24. San Diego Chargers [21] — Four straight losses, but all by one possession (8 points or less), and mostly against pretty good teams.

25. Houston Texans [26] — Sacked Zach Mettenberger 7 times. Whitney Mercilus had 3.5 sacks, J.J. Watt had 2.5 and a forced fumble, Jared Crick recovered the fumble and added a sack of his own. Rookie safety Kevin Johnson intercepted a pass and made two tackles for loss. The Titans went 1/13 on third and fourth downs, with 6 points and no TDs.

26. Dallas Cowboys [25] — Didn't calling two timeouts in a row used to be a penalty? Why did they get rid of that?

The Cowboys have been held without a touchdown in two of their last three games, and they're 0-5 without Tony Romo, after a 2-0 start with him. Matt Cassel had 91 net passing yards against the Seahawks.

27. Chicago Bears [27] — Last four games all decided by 3 points or less. They lost this week on a last-second field goal, lost their previous game in overtime, beat the Chiefs with a last-minute TD, and edged the Raiders on a field goal with :02 left.

The famous Kardiac Kids, the 1980 Cleveland Browns, only had six games decided by three or less all season, though they also won a number of late comebacks, which is more memorable than losing them.
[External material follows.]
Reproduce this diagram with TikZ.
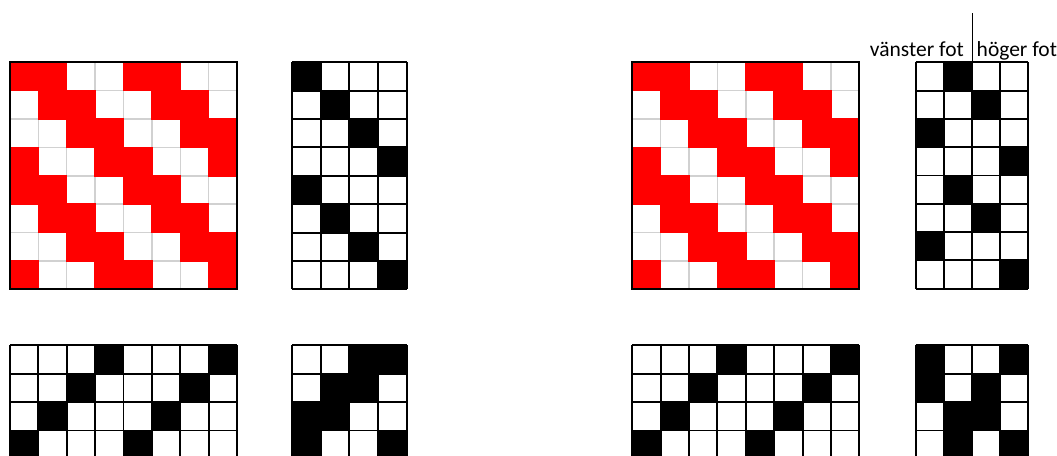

28. Cleveland Browns [22] — Took a 20-7 lead, then blew it and lost 34-20. They got out-gained 491-254, allowed 13/16 third down conversions, and didn't score in the second half. Josh McCown led the Browns in rushing (18 yds).

29. Jacksonville Jaguars [28] — I don't understand why the NFL still gives a bye to teams the week after they play in London. It's well-established at this point that West-to-East travel is harder on athletes than East-to-West, and teams are 8-20 (.286) the week before making the trip to England. The bye should come the week before traveling to London, not the week after.

30. Detroit Lions [29] — Maybe they should fire the defensive coordinator, too.

31. Tennessee Titans [30] — 36 points in the last four games combined, and under 14 in all four (13, 10, 7, 6).

32. San Francisco 49ers [32] — Traded Vernon Davis and benched Colin Kaepernick. You know things are grim when you're really hoping Blaine Gabbert can give your offense a spark.